I sat beside my dad on the flour-dusted kitchen floor, waving away lingering traces of smoke. I don’t recall exactly how we got there, but there we were. We didn’t say much, but every few minutes we would glance at each other and stifle our laughter. We almost burned down the kitchen, our guilty eyes said to each other.
Don’t tell mom, mine said.
It’s our little secret, his said back.
Nana’s voice wafted in from the living room.
“How’s it coming in there?“
A pause, as we scrambled for a suitable answer, and then—
“Can I help?”
It was the first December that Nana was not the one baking our Christmas dessert during the sleepy, peaceful hours that always follow an early morning of eager gift unwrapping. So what exactly was I doing in an oversized apron, surrounded by measuring cups and recipe cards and an electric mixer that I’d rarely come in contact with in my 19 years? It wasn’t that I lacked an interest in cooking. On the contrary, I grew up surrounded by Italians for whom home cooking was a way of life, but my personal culinary history consisted primarily of burnt brownie batches and grilled cheese sandwiches. Then there was my dad’s mother—Nana—who found joy in filling tins with peanut butter cookies and baking her famous Irish soda bread for my family every St. Patrick’s Day. She should have been the one whipping up the cake to a sound track of Sinatra carols as my sister and I stomped through the kitchen with snowy boots, offering us the batter-laden spoon—not the other way around.
She was 77—a fact she reminded us of multiple times during Christmas Eve dinner—and slowly starting to forget. It started with my age, then where I lived, and suddenly my name was on the tip of her tongue but just out of reach. Before I came home for winter break, my parents had warned me that her memory was in decline. I tried to prepare myself for the inevitable lapses, but to little avail.
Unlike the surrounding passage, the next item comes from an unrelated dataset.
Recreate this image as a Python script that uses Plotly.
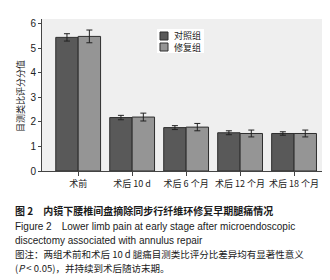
import plotly.graph_objects as go

categories = ["术前", "术后 10 d", "术后 6 个月", "术后 12 个月", "术后 18 个月"]
control_vals = [5.45, 2.18, 1.77, 1.56, 1.53]
control_err = [0.15, 0.09, 0.08, 0.08, 0.07]
repair_vals = [5.49, 2.20, 1.79, 1.53, 1.53]
repair_err = [0.26, 0.16, 0.15, 0.14, 0.14]
series_names = ["对照组", "修复组"]
series_colors = ["#595959", "#959595"]
y_title = "目测类比评分分值"

W, H = 330, 280
L, R, T, B = 34, 11, 11, 117
ph = H - T - B
pw = W - L - R

def py(px):
    return (H - B - px) / ph

def px_x(px):
    return (px - L) / pw

fig = go.Figure()
fig.add_trace(go.Bar(
    x=categories, y=control_vals, name=series_names[0],
    marker=dict(color=series_colors[0], line=dict(color="#2e2e2e", width=1)),
    error_y=dict(type="data", array=control_err, color="#222222", thickness=1, width=3),
))
fig.add_trace(go.Bar(
    x=categories, y=repair_vals, name=series_names[1],
    marker=dict(color=series_colors[1], line=dict(color="#2e2e2e", width=1)),
    error_y=dict(type="data", array=repair_err, color="#222222", thickness=1, width=3),
))

font_cjk = "Noto Sans CJK SC, Liberation Sans, Arial, sans-serif"
font_lat = "Liberation Sans, Arial, sans-serif"

fig.update_layout(
    width=W, height=H,
    margin=dict(l=L, r=R, t=T, b=B, autoexpand=False),
    paper_bgcolor="white",
    plot_bgcolor="#efefef",
    barmode="group",
    bargap=0.17,
    bargroupgap=0,
    font=dict(family=font_cjk, size=9, color="#222222"),
    showlegend=False,
    xaxis=dict(range=[-0.67, 4.61], showline=True, linecolor="#444444", linewidth=1,
               ticks="outside", ticklen=4, tickcolor="#444444", tickangle=0,
               automargin=False, tickfont=dict(size=9), showgrid=False),
    yaxis=dict(range=[0, 6.2], dtick=1, showline=True, linecolor="#444444", linewidth=1,
               ticks="outside", ticklen=3, tickcolor="#444444", showgrid=False,
               zeroline=False, automargin=False,
               tickfont=dict(family=font_lat, size=10)),
)

fig.add_annotation(text=y_title, xref="paper", yref="paper",
                   x=px_x(12), y=py(88), xanchor="center", yanchor="middle",
                   textangle=-90, showarrow=False,
                   font=dict(size=9, family=font_cjk, color="#222222"))

lx0, lx1, ly0, ly1 = 149, 196, 21, 45
fig.add_shape(type="rect", xref="paper", yref="paper",
              x0=px_x(lx0), x1=px_x(lx1), y0=py(ly1), y1=py(ly0),
              fillcolor="white", line=dict(width=0), layer="above")
for i, (name, col) in enumerate(zip(series_names, series_colors)):
    cy = 28 + i * 11
    fig.add_shape(type="rect", xref="paper", yref="paper",
                  x0=px_x(152), x1=px_x(160), y0=py(cy + 4), y1=py(cy - 4),
                  fillcolor=col, line=dict(color="#2e2e2e", width=1), layer="above")
    fig.add_annotation(text=name, xref="paper", yref="paper",
                       x=px_x(164), y=py(cy), xanchor="left", yanchor="middle",
                       showarrow=False, font=dict(size=9, family=font_cjk, color="#222222"))

caps = [
    ("<b>图 2　内镜下腰椎间盘摘除同步行纤维环修复早期腿痛情况</b>", 202, 10, font_cjk),
    ("Figure 2　Lower limb pain at early stage after microendoscopic", 218, 10, font_lat),
    ("discectomy associated with annulus repair", 232, 10, font_lat),
    ("图注：两组术前和术后 10 d 腿痛目测类比评分比差异均有显著性意义", 246, 9.5, font_cjk),
    ("(<i>P</i> < 0.05)，并持续到术后随访末期。", 260, 9.5, font_cjk),
]
for text, ypx, size, fam in caps:
    fig.add_annotation(text=text, xref="paper", yref="paper",
                       x=px_x(5), y=py(ypx), xanchor="left", yanchor="middle",
                       showarrow=False, font=dict(size=size, family=fam, color="#1a1a1a"))

fig.write_html("out.html")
We invited her to spend the holiday with us in our home, a short drive away from the assisted living residence she had moved into the year before, and I looked forward to catching up with her after five months away. Yet the sinking feeling that she was growing older and forgetting fragments of her life pulled me down whenever we began a conversation and ended up back where we started only 10 minutes later.
“You always did so well in school. And you’re in college now?”
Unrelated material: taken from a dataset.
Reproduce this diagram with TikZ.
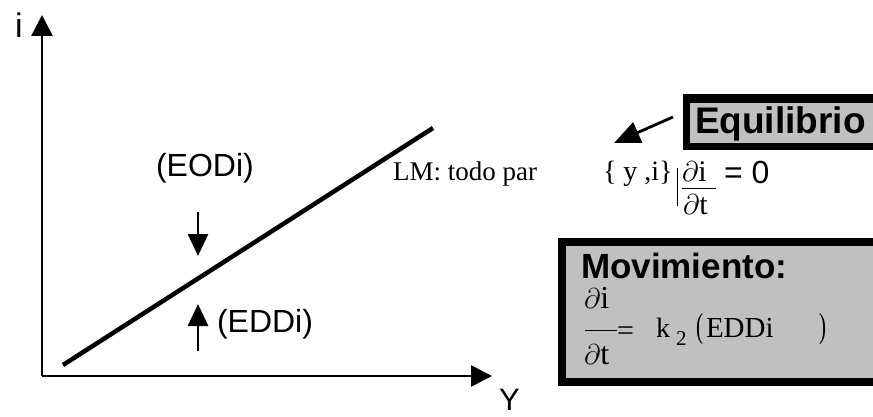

“Yes, I’m in New York City, at Barnard.”
“Oh, Barnard. What a wonderful school...Now, what grade did you say you were in?”
My dad encouraged me to approach each conversation simply: Avoid dates, names of friends, and details about the classes I was taking; just let her know that I’m happy and safe where I am. Got it. I could handle a few awkward exchanges with the woman who used to sew beautiful quilts for her friends, put up a pot of tea for her neighbors on cold nights, and send me a card the day before my birthday every year without fail. What I couldn’t handle was that Nana could no longer assume her place in the sacred space that was her kitchen—the house down south had been sold, her belongings moved into boxes in our garage. All she could be sure of was the unfamiliarity of the world around her, surging forward at a good clip while she stayed behind, gazing backward at the fuzzy images of her younger years.
It was Christmas Eve when I finally got around to gift shopping for my family. As I wandered around Williams-Sonoma in the local town center, the last name on my list was Dad, and I was utterly stumped. Coffee beans? Golf balls? A Columbia cap?
Just as I was about to seek refuge in the knowledge of the woman behind the customer service desk, I spotted the chocolate cake mix boxes piled high on a corner shelf. I envisioned myself cracking eggs and mixing batter on Christmas morning, placing our perfectly baked cake on a platter after dinner, seeing a smile bloom on Nana’s face as she witnessed a very peculiar and yet somehow comforting sight: me, the reluctant baker, and my dad, the resident chef, slicing into the chocolate cake she had prepared for us since we were both kids. I picked up the box.
On Christmas morning, my dad did not assume his usual spot in the armchair watching sports on TV before 2 o’clock rolled around and the pressure to prepare the honey-baked ham set in. Instead, he was next to me on the floor as we waited for our haphazard chocolate cake to bake, wondering if we had made our near fatal mistake on step two or three. Disaster nearly struck when the parchment paper we had used to cover the pans caught on fire moments before, but we had quickly averted the chaos with open windows and prayers to God that my mother wouldn’t smell the smoke. My dad crouched down in front of the oven to be sure the cake behaved itself. I plopped down next to him and sighed.
“Now we know for next time,” he said.
“Of course, next time.”
Sure, I had messed up on the first crack and wasted an egg. My dad felt flustered when it came to the “gradual mixing in” of the dry versus wet ingredients. And yes, we had almost started a fire. Somehow, though, it all came together a few hours later when a rich brown cake emerged from the oven.
When the time came to cut the cake, we gave the first slice to Nana. The satisfied smile on her fair, wrinkled face was all we needed to know that we’d done well. As I bit into my slice, it tasted slightly soft and unusually creamy. That must have been the toothpick I had mistakenly used to test just one side of the cake, resulting in a half-baked center. It wasn’t perfect, but there would be another chance to get it right. For now, it was good enough.